---------- DATA SHOWN ----------
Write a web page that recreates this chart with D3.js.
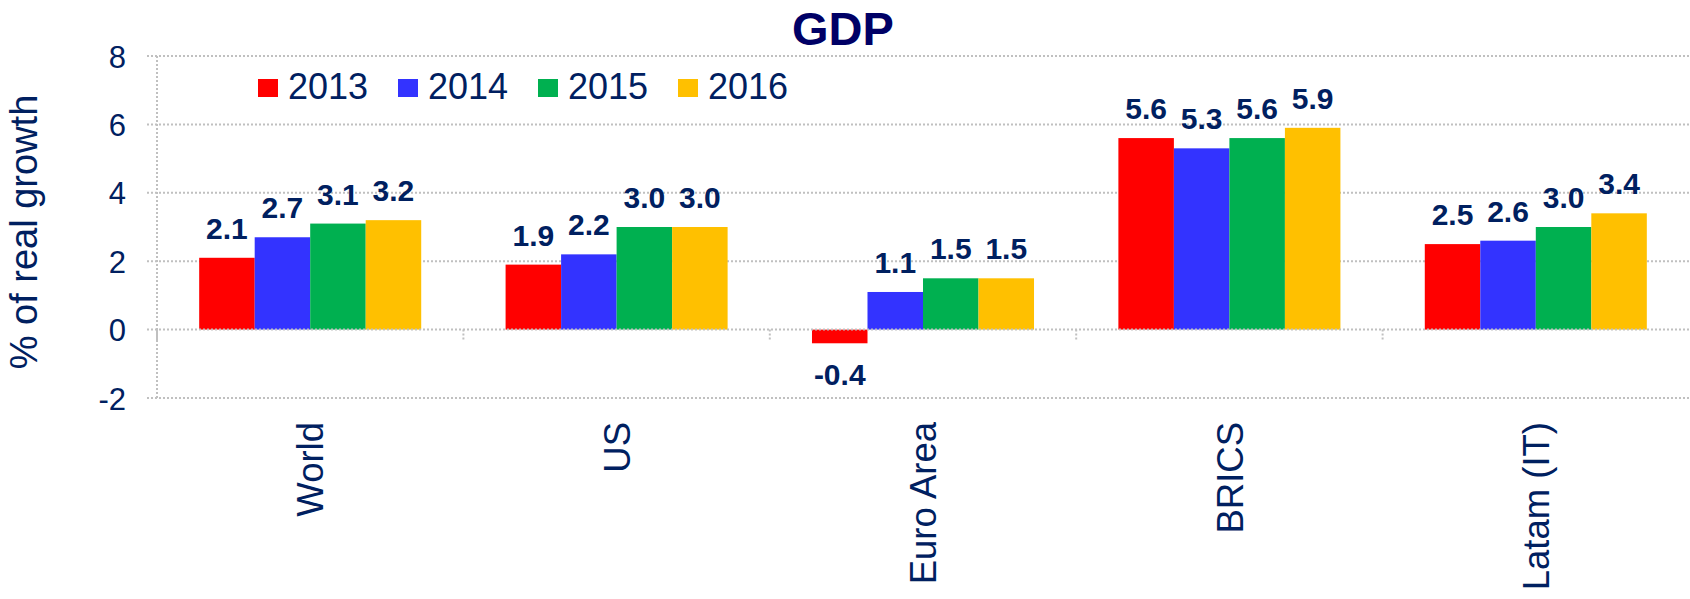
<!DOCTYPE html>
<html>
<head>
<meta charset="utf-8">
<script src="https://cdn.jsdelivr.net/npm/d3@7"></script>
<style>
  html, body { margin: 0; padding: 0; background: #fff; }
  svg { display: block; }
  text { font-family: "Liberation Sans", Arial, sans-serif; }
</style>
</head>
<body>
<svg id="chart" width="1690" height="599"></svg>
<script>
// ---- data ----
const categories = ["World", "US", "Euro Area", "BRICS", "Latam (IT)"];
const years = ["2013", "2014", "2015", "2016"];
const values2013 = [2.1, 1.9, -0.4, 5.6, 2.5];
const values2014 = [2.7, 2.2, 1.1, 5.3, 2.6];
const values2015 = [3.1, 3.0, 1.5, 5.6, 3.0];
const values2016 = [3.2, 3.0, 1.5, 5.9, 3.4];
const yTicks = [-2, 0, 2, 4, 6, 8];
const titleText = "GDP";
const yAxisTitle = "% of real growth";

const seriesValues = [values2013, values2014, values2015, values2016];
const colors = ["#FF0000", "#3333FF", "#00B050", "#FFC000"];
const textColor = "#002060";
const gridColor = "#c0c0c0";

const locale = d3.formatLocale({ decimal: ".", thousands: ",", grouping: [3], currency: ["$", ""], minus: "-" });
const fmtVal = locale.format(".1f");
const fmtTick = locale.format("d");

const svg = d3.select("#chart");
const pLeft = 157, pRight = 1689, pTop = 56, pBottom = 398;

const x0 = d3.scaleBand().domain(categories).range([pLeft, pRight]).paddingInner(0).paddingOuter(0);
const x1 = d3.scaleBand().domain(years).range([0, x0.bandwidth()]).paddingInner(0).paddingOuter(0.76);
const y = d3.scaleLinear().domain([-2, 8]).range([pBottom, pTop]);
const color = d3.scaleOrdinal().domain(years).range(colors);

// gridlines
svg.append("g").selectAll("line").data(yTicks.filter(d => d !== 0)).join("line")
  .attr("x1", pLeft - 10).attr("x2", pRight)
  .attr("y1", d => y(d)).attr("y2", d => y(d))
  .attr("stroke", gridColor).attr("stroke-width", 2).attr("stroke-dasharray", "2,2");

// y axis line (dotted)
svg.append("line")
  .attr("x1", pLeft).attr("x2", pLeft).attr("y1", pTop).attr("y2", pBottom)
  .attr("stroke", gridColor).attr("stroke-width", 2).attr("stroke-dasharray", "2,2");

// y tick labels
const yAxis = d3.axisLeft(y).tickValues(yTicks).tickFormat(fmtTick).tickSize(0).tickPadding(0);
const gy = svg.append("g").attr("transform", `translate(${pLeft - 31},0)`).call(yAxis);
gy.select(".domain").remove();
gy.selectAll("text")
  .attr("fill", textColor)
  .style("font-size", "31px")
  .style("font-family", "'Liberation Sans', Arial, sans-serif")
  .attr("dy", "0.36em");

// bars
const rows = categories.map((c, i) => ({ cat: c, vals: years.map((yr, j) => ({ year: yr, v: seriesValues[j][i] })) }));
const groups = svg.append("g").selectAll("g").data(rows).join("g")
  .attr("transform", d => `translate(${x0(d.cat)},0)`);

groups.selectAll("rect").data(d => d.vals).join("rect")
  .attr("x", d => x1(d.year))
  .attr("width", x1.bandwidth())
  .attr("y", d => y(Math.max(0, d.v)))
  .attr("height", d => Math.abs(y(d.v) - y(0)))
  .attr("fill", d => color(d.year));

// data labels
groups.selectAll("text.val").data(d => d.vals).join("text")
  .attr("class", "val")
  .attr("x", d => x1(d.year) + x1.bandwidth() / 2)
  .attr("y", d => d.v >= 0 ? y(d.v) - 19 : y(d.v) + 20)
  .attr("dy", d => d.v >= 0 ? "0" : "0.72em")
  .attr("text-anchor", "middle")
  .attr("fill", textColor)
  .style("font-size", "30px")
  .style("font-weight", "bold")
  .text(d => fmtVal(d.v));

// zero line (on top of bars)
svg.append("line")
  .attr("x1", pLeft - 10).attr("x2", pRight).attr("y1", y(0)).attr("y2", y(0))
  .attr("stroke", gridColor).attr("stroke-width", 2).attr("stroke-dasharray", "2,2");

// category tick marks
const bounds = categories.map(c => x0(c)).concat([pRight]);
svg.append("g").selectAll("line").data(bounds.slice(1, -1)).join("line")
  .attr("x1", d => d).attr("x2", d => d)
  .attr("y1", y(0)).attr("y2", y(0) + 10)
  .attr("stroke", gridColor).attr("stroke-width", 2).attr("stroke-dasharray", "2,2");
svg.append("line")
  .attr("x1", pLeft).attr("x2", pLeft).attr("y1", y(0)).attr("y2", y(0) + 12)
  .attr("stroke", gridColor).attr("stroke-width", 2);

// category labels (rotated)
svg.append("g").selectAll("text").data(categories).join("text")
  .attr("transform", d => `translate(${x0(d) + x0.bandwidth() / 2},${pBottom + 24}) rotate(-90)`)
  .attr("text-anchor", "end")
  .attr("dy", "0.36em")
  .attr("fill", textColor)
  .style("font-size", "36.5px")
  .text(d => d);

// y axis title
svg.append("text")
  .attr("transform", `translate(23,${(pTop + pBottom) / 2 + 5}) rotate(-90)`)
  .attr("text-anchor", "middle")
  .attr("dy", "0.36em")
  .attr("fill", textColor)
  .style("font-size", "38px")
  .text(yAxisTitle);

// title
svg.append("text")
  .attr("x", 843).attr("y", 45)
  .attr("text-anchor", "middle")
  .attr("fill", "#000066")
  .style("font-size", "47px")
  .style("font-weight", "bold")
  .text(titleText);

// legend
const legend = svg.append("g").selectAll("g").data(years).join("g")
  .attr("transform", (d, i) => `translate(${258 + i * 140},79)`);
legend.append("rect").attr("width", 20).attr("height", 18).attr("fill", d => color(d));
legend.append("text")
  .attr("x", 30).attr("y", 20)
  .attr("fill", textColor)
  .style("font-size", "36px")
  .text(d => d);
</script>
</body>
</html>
----------
◆ TASK INSTRUCTIONS: Copy out the whole listing exactly, and don't carry over any pictures.

◆ RESPONSE FOR THIS EXERCISE:
Write a web page that recreates this chart with D3.js.
<!DOCTYPE html>
<html>
<head>
<meta charset="utf-8">
<script src="https://cdn.jsdelivr.net/npm/d3@7"></script>
<style>
  html, body { margin: 0; padding: 0; background: #fff; }
  svg { display: block; }
  text { font-family: "Liberation Sans", Arial, sans-serif; }
</style>
</head>
<body>
<svg id="chart" width="1690" height="599"></svg>
<script>
// ---- data ----
const categories = ["World", "US", "Euro Area", "BRICS", "Latam (IT)"];
const years = ["2013", "2014", "2015", "2016"];
const values2013 = [2.1, 1.9, -0.4, 5.6, 2.5];
const values2014 = [2.7, 2.2, 1.1, 5.3, 2.6];
const values2015 = [3.1, 3.0, 1.5, 5.6, 3.0];
const values2016 = [3.2, 3.0, 1.5, 5.9, 3.4];
const yTicks = [-2, 0, 2, 4, 6, 8];
const titleText = "GDP";
const yAxisTitle = "% of real growth";

const seriesValues = [values2013, values2014, values2015, values2016];
const colors = ["#FF0000", "#3333FF", "#00B050", "#FFC000"];
const textColor = "#002060";
const gridColor = "#c0c0c0";

const locale = d3.formatLocale({ decimal: ".", thousands: ",", grouping: [3], currency: ["$", ""], minus: "-" });
const fmtVal = locale.format(".1f");
const fmtTick = locale.format("d");

const svg = d3.select("#chart");
const pLeft = 157, pRight = 1689, pTop = 56, pBottom = 398;

const x0 = d3.scaleBand().domain(categories).range([pLeft, pRight]).paddingInner(0).paddingOuter(0);
const x1 = d3.scaleBand().domain(years).range([0, x0.bandwidth()]).paddingInner(0).paddingOuter(0.76);
const y = d3.scaleLinear().domain([-2, 8]).range([pBottom, pTop]);
const color = d3.scaleOrdinal().domain(years).range(colors);

// gridlines
svg.append("g").selectAll("line").data(yTicks.filter(d => d !== 0)).join("line")
  .attr("x1", pLeft - 10).attr("x2", pRight)
  .attr("y1", d => y(d)).attr("y2", d => y(d))
  .attr("stroke", gridColor).attr("stroke-width", 2).attr("stroke-dasharray", "2,2");

// y axis line (dotted)
svg.append("line")
  .attr("x1", pLeft).attr("x2", pLeft).attr("y1", pTop).attr("y2", pBottom)
  .attr("stroke", gridColor).attr("stroke-width", 2).attr("stroke-dasharray", "2,2");

// y tick labels
const yAxis = d3.axisLeft(y).tickValues(yTicks).tickFormat(fmtTick).tickSize(0).tickPadding(0);
const gy = svg.append("g").attr("transform", `translate(${pLeft - 31},0)`).call(yAxis);
gy.select(".domain").remove();
gy.selectAll("text")
  .attr("fill", textColor)
  .style("font-size", "31px")
  .style("font-family", "'Liberation Sans', Arial, sans-serif")
  .attr("dy", "0.36em");

// bars
const rows = categories.map((c, i) => ({ cat: c, vals: years.map((yr, j) => ({ year: yr, v: seriesValues[j][i] })) }));
const groups = svg.append("g").selectAll("g").data(rows).join("g")
  .attr("transform", d => `translate(${x0(d.cat)},0)`);

groups.selectAll("rect").data(d => d.vals).join("rect")
  .attr("x", d => x1(d.year))
  .attr("width", x1.bandwidth())
  .attr("y", d => y(Math.max(0, d.v)))
  .attr("height", d => Math.abs(y(d.v) - y(0)))
  .attr("fill", d => color(d.year));

// data labels
groups.selectAll("text.val").data(d => d.vals).join("text")
  .attr("class", "val")
  .attr("x", d => x1(d.year) + x1.bandwidth() / 2)
  .attr("y", d => d.v >= 0 ? y(d.v) - 19 : y(d.v) + 20)
  .attr("dy", d => d.v >= 0 ? "0" : "0.72em")
  .attr("text-anchor", "middle")
  .attr("fill", textColor)
  .style("font-size", "30px")
  .style("font-weight", "bold")
  .text(d => fmtVal(d.v));

// zero line (on top of bars)
svg.append("line")
  .attr("x1", pLeft - 10).attr("x2", pRight).attr("y1", y(0)).attr("y2", y(0))
  .attr("stroke", gridColor).attr("stroke-width", 2).attr("stroke-dasharray", "2,2");

// category tick marks
const bounds = categories.map(c => x0(c)).concat([pRight]);
svg.append("g").selectAll("line").data(bounds.slice(1, -1)).join("line")
  .attr("x1", d => d).attr("x2", d => d)
  .attr("y1", y(0)).attr("y2", y(0) + 10)
  .attr("stroke", gridColor).attr("stroke-width", 2).attr("stroke-dasharray", "2,2");
svg.append("line")
  .attr("x1", pLeft).attr("x2", pLeft).attr("y1", y(0)).attr("y2", y(0) + 12)
  .attr("stroke", gridColor).attr("stroke-width", 2);

// category labels (rotated)
svg.append("g").selectAll("text").data(categories).join("text")
  .attr("transform", d => `translate(${x0(d) + x0.bandwidth() / 2},${pBottom + 24}) rotate(-90)`)
  .attr("text-anchor", "end")
  .attr("dy", "0.36em")
  .attr("fill", textColor)
  .style("font-size", "36.5px")
  .text(d => d);

// y axis title
svg.append("text")
  .attr("transform", `translate(23,${(pTop + pBottom) / 2 + 5}) rotate(-90)`)
  .attr("text-anchor", "middle")
  .attr("dy", "0.36em")
  .attr("fill", textColor)
  .style("font-size", "38px")
  .text(yAxisTitle);

// title
svg.append("text")
  .attr("x", 843).attr("y", 45)
  .attr("text-anchor", "middle")
  .attr("fill", "#000066")
  .style("font-size", "47px")
  .style("font-weight", "bold")
  .text(titleText);

// legend
const legend = svg.append("g").selectAll("g").data(years).join("g")
  .attr("transform", (d, i) => `translate(${258 + i * 140},79)`);
legend.append("rect").attr("width", 20).attr("height", 18).attr("fill", d => color(d));
legend.append("text")
  .attr("x", 30).attr("y", 20)
  .attr("fill", textColor)
  .style("font-size", "36px")
  .text(d => d);
</script>
</body>
</html>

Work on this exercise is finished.